Starbucks barista Jen Langberg said no one at her store in Henderson, Nevada, ever talks about unionizing. She appreciates Starbucks for raising her pay to $15 per hour in August.
“Overall, I’ve only ever had a very positive experience working for Starbucks,” said Langberg, a five-year employee.
Labor organizers say the long wait for Starbucks to negotiate store contracts with Workers United — an offshoot of the Service Employees International Union — is hurting efforts to organize.
“I’ve talked to partners at stores that haven’t unionized and they say, ‘I’m going to wait and see what happens,’” said Josie Serrano, a union organizer and Starbucks employee in Long Beach, California. “It’s a bummer. We do have to address and fight that.”
Contract negotiations at three stores in Buffalo and Arizona began last spring. Since then, bargaining sessions have been held at 75 stores, but Starbucks has walked out on the meetings because it opposes having union officials join by Zoom.
Starbucks says labor organizers are violating the rules by failing to share Zoom links or name remote participants and, in at least two cases, posting recordings from bargaining sessions on social media. The union says Starbucks is reversing itself after initially allowing Zoom negotiations last spring.
In late December, the labor board’s Seattle office filed a complaint alleging that Starbucks had failed to bargain with 21 stores in Oregon and Washington. Starbucks blames the union for delays, saying it hasn’t responded when Starbucks proposes bargaining dates. A hearing before an administrative law judge at the NLRB is scheduled for June.
Even in less contentious cases, bargaining is a slow process, with no deadline by which a contract must be reached and little intervention by the government unless the parties reach an impasse. Only 35% of overall union elections result in a first contract within a year, according to Kate Bronfenbrenner, the director of labor education research at Cornell University’s ILR School. Forty-four percent of workers still don’t have a contract more than three years after an election.
Serrano said the wait can be demoralizing, but can also energize workers. Twice in the last two months, hundreds of Starbucks employees have walked off the job at more than 100 stores across the U.S., demanding higher wages, more consistent scheduling and a return to the bargaining table.
Sarah Pappin was among the employees striking outside a store in Starbucks’ hometown of Seattle in December.

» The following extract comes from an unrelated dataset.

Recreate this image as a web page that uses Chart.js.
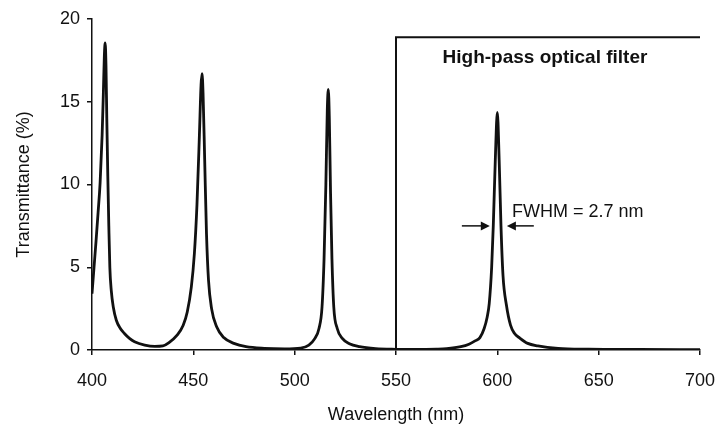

Pappin criticized Starbucks for delaying bargaining and adding benefits like credit card tipping to non-union stores.
“They’re choosing to withhold income from people who live paycheck to paycheck, and it’s absolutely disgusting,” Pappin said.
For Serrano, the drive to unionize is more personal. Shortly after joining the company four years ago, Serrano, who is transgender and uses they/them pronouns, was approached by a customer who made derogatory and threatening comments to them. A supervisor watched but didn’t intervene; later, Serrano got a verbal warning from a store manager who was upset that Serrano’s coworker reported the incident directly to the company.
“I see unionizing as a way to get written accountability procedures and have the power to say something if Starbucks doesn’t want to say the hard part out loud,” Serrano said.
But it will still be an uphill battle for organizers to convince thousands of other employees to back their cause.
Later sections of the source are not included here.